Alan was able to embody this idea in the design of a new form of Bombe at the beginning of 1940. Practical construction began, and was pursued with a speed inconceivable in peacetime, under the direction of Harold ‘Doc’ Keen at the British Tabulating Machinery factory at Letchworth. Here they were used to building office calculators and sorters in which relays performed simple logical functions such as adding and recognising. It was now their task to make relays perform the switching job required for the Bombe to ‘recognise’ the positions in which consistency appeared, and stop. Here again, Alan was the right person to see what was needed, for his unusual experience with the relay multiplier had given him insight into the problems of embodying logical manipulations in this kind of machinery. Perhaps no one, in 1940, was better placed to oversee such work than he.

Yet Alan had not seen
that a dramatic improvement could be made to his design. Here it was Gordon Welchman who played the vital part. He had moved into the Enigma cryptanalytic group with a remarkable achievement to his credit: he had re-invented the perforated sheets method by himself, entirely ignorant of the fact that the Poles had worked it out and that Jeffries already had the production in hand. Then, on studying the Turing Bombe design, he saw that it had failed to exploit Enigma weakness to the full.

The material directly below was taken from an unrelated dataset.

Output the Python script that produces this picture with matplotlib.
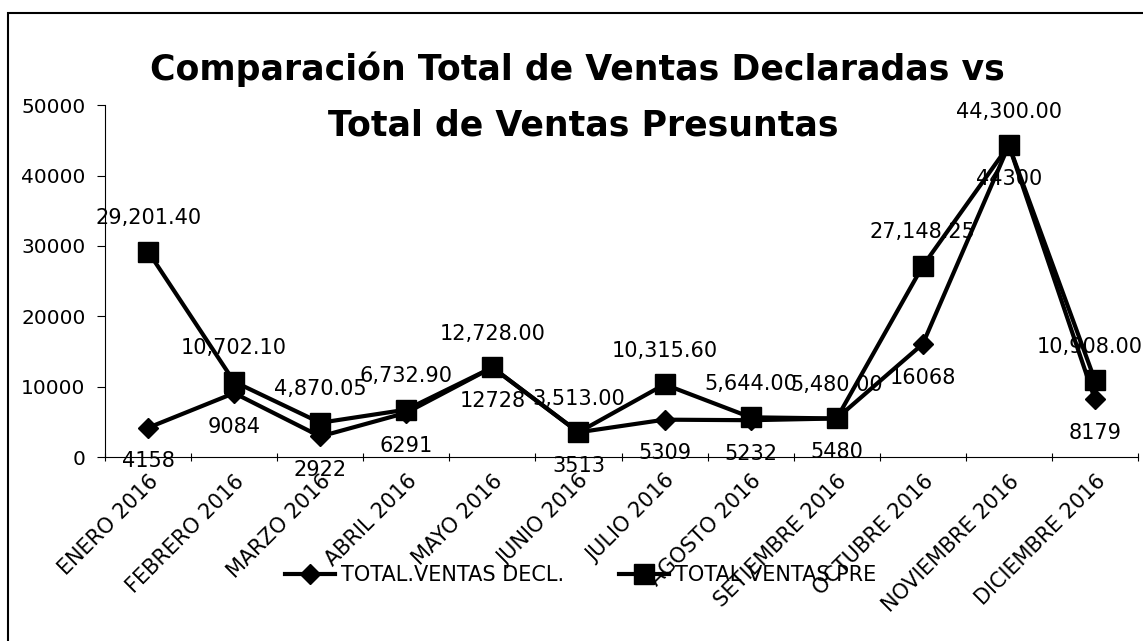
import numpy as np
import matplotlib.pyplot as plt

meses = ['ENERO 2016', 'FEBRERO 2016', 'MARZO 2016', 'ABRIL 2016', 'MAYO 2016',
         'JUNIO 2016', 'JULIO 2016', 'AGOSTO 2016', 'SETIEMBRE 2016',
         'OCTUBRE 2016', 'NOVIEMBRE 2016', 'DICIEMBRE 2016']
ventas_decl = [4158, 9084, 2922, 6291, 12728, 3513, 5309, 5232, 5480, 16068, 44300, 8179]
ventas_pres = [29201.40, 10702.10, 4870.05, 6732.90, 12728.00, 3513.00, 10315.60,
               5644.00, 5480.00, 27148.25, 44300.00, 10908.00]
titulo = ['Comparación Total de Ventas Declaradas vs', 'Total de Ventas Presuntas']

plt.rcParams['font.family'] = ['DejaVu Sans']

fig = plt.figure(figsize=(11.43, 6.41), dpi=100)
ax = fig.add_axes([0.0919, 0.287, 0.9037, 0.549])

x = np.arange(len(meses))
ax.plot(x, ventas_decl, color='black', lw=3, marker='D', ms=10,
        label='TOTAL.VENTAS DECL.')
ax.plot(x, ventas_pres, color='black', lw=3, marker='s', ms=15,
        label='TOTAL VENTAS PRE')

for xi, v in zip(x, ventas_decl):
    ax.annotate(f'{v}', (xi, v), xytext=(0, -17), textcoords='offset points',
                ha='center', va='top', fontsize=15)
for xi, v in zip(x, ventas_pres):
    # last label sits against the right edge, nudge it in a bit
    dx = -4 if xi == x[-1] else 0
    ax.annotate(f'{v:,.2f}', (xi, v), xytext=(dx, 17), textcoords='offset points',
                ha='center', va='bottom', fontsize=15)

ax.set_xlim(-0.5, len(meses) - 0.5)
ax.set_ylim(0, 50000)
ax.set_yticks(np.arange(0, 50001, 10000))
ax.set_xticks(np.arange(-0.5, len(meses), 1.0), minor=False)
ax.set_xticklabels([])
ax.set_xticks(x, minor=True)
ax.set_xticklabels(meses, minor=True, rotation=45, ha='right',
                   rotation_mode='anchor', fontsize=15)
ax.tick_params(axis='x', which='minor', length=0, pad=10)
ax.tick_params(axis='x', which='major', length=6, direction='inout')
ax.tick_params(axis='y', labelsize=14.5, length=6, pad=8)
for s in ['top', 'right']:
    ax.spines[s].set_visible(False)

fig.text(0.505, 0.892, titulo[0], ha='center', va='center',
         fontsize=25, fontweight='bold')
fig.text(0.51, 0.804, titulo[1], ha='center', va='center',
         fontsize=25, fontweight='bold')

fig.legend(loc='center', bbox_to_anchor=(0.508, 0.103), ncol=2, frameon=False,
           fontsize=15, handlelength=2.4, handletextpad=0.3, columnspacing=2.6)

border = plt.Rectangle((0.007, -0.1), 1.2, 1.08, transform=fig.transFigure,
                       fill=False, lw=1.5, edgecolor='black')
fig.add_artist(border)

fig.savefig('out.png', dpi=100)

Returning to the illustration of the Turing Bombe, we notice that there are other implications which were not followed up, as indicated by the heavier lines:

These differ in being implications that could not be foreseen in advance. They arise because (KG) also means (GK), and so at position 1 has an implication for L. Similarly (NQ) also means (QN) and hence at position 5 has an implication by R. This will give rise to a further implication for L at position 7. Clearly there is the possibility of a contradiction arising between these further implications, over and above the question of the loop closing at position 6. Indeed it is not now necessary for the texts to exhibit a loop for a contradiction to arise in this more general way. But this greater power of deduction does depend upon having some automatic means of going from (KG) to (GK), and similarly for every other implication reached, without knowing in advance when or where this may be required.

Welchman not only saw the possibility of improvement, but quickly solved the problem of how to incorporate the further implications into a mechanical process. It required only a simple piece of electrical circuitry – soon to be called the ‘diagonal board’. The name referred to its array of 676 electrical terminals in a 26 × 26 square, each corresponding to an assertion such as (KG), and with wires attached diagonally in such a way that (KG)
was permanently connected to (GK). The diagonal board could be attached to the Bombe in such a way that it had precisely the required effect. No switching operations were required for this; the following of implications could still be achieved by the virtually instantaneous flow of electricity into a connected circuit.

Welchman could hardly believe that he had solved the problem, but drew a rough wiring diagram and convinced himself that it would work. Hurrying to the Cottage, he showed it to Alan, who was also incredulous at first, but rapidly became equally excited about the possibilities it opened up. It was a spectacular improvement; they no longer needed to look for loops, and so could make do with fewer and shorter ‘cribs’.